* **Entries**
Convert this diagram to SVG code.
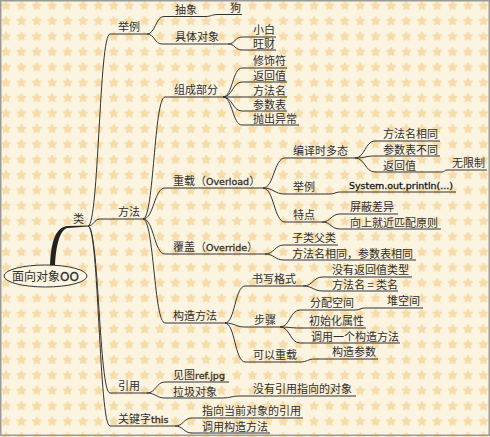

...

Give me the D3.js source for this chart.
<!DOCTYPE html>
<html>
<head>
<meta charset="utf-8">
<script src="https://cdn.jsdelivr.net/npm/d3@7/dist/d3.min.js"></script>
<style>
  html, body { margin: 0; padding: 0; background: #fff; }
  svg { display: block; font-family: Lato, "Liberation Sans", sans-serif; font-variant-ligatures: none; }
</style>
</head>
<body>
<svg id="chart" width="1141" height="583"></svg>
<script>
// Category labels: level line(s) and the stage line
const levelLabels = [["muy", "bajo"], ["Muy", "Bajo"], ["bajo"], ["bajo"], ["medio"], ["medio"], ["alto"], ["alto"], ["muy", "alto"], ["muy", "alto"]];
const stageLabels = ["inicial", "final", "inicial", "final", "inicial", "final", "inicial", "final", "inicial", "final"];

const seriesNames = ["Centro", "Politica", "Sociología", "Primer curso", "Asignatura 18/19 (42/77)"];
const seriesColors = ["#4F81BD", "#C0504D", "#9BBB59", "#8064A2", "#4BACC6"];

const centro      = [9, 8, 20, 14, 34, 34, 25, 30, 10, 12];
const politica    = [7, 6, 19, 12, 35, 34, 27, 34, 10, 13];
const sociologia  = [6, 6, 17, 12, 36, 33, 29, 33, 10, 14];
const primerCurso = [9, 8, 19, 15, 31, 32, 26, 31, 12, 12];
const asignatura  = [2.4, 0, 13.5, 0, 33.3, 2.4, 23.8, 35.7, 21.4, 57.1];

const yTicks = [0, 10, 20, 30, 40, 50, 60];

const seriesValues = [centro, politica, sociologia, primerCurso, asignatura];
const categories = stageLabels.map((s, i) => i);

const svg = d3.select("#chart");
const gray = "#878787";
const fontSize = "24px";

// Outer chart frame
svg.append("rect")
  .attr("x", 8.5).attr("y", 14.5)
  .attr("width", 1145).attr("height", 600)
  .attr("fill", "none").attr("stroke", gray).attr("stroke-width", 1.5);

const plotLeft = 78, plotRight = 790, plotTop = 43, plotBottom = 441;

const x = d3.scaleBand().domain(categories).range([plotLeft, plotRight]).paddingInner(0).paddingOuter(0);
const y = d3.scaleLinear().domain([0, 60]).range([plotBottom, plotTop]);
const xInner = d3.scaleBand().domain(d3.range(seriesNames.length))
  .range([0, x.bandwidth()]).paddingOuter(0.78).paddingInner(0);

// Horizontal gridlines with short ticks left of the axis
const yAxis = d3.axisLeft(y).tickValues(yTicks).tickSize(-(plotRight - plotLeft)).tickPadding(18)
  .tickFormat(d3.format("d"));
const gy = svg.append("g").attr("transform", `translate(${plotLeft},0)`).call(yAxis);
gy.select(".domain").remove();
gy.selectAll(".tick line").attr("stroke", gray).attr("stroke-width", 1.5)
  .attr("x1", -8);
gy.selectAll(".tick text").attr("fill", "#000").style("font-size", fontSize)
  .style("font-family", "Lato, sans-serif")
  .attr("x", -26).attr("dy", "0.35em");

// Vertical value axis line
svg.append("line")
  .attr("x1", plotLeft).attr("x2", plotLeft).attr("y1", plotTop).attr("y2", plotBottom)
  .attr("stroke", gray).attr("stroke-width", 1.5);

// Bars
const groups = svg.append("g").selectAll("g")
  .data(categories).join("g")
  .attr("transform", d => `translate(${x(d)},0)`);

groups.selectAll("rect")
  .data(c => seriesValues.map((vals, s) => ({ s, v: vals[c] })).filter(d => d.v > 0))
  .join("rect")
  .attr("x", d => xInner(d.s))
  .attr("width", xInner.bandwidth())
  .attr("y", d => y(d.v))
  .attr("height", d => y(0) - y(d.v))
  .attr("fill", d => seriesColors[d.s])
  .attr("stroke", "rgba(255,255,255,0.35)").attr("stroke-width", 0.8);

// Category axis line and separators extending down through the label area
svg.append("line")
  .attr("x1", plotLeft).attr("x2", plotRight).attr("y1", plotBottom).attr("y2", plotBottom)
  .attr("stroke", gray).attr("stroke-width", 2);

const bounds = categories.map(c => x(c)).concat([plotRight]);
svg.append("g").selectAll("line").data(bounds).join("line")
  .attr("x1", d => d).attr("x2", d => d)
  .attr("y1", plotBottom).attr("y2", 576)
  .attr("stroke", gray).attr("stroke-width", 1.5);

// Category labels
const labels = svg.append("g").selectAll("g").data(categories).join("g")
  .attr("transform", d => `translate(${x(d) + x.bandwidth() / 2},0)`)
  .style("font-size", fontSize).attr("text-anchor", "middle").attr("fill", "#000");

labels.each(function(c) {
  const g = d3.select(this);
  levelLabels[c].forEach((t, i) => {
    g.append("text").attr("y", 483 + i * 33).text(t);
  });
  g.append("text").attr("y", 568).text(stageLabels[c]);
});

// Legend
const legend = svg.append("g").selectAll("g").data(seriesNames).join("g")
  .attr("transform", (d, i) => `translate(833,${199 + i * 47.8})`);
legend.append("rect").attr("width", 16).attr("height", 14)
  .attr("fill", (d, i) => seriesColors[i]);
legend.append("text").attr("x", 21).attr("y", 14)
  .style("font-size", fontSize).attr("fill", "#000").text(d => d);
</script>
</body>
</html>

* **The request**
Search the data for "chart". Copy every matching line.

* **The response**
Give me the D3.js source for this chart.
<svg id="chart" width="1141" height="583"></svg>
const svg = d3.select("#chart");
// Outer chart frame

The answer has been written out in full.